Well, I’ve just been having a rubbish time of late. I’m struggling to lose weight even though I’m consuming way less calories than I should be and still exercising at least twice a week. So 4 weeks ago I decided to log everything like I used to, which worked out well for me in the past, but this time this log would be so that people would believe that I am not a secret eater or somewhat oblivious to what I am eating, as I feel I need external help but worry they won’t believe me when I ask for it.
So with myFitnessPal app I’ve been weighing, scanning, recording and reviewing everything that I have ate, drank or otherwise and bar two days where I was at a wedding I ate below 1500calories. My base amount is calculated at 2560 so this is more than a 1000calorie deficit meaning in theory I should lose 7000 calories of fat a week or 2lbs…how much have I lost in 4 weeks? 1lb.
Before having the band fitted I had lost rather easily it would seem over 4 stone in a year or so by diet and exercise and when I begun to plateau I was so fearful of regaining I got the band for two reasons, to continue a with the push I needed and to stop me piling weight back on as I had so many other times. The reality of it is since getting the band two years ago, I’ve lost about a stone in total.
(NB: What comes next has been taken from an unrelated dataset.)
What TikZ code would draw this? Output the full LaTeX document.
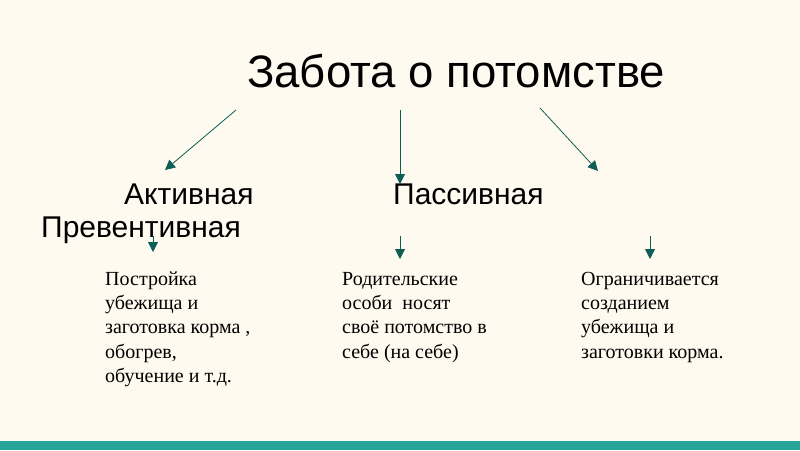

So the one fault I have in my diet is that I have always believed you should be able to eat everything in moderation and therefore provided I’m eating within my calorie allowance nothing is off the menu. I know I have a massive sugar addiction which I’ve tried to kick on numerous occasions without success. The addiction only manifests itself in two ways. 1) I love a cup of tea with 2 sugars, and this cup of tea is my rock, my crutch if you like. It gets me through the day, even if I only have one a day, I have to have it. 2) after a savoury meal I’ve always punctuated it with something sweet like a yoghurt or a bit of chocolate – this currently adds anywhere between 100-300cals to my evening meal, which I do account for in my allowance but I think now I’m probably taking the piss with the sugary foods now and wondering if this blatant sugar junky denial is what is keeping me from weight loss success. I will be honest with you, imagining my life without sugar is not a very pleasant thought for me but one I have to conquer.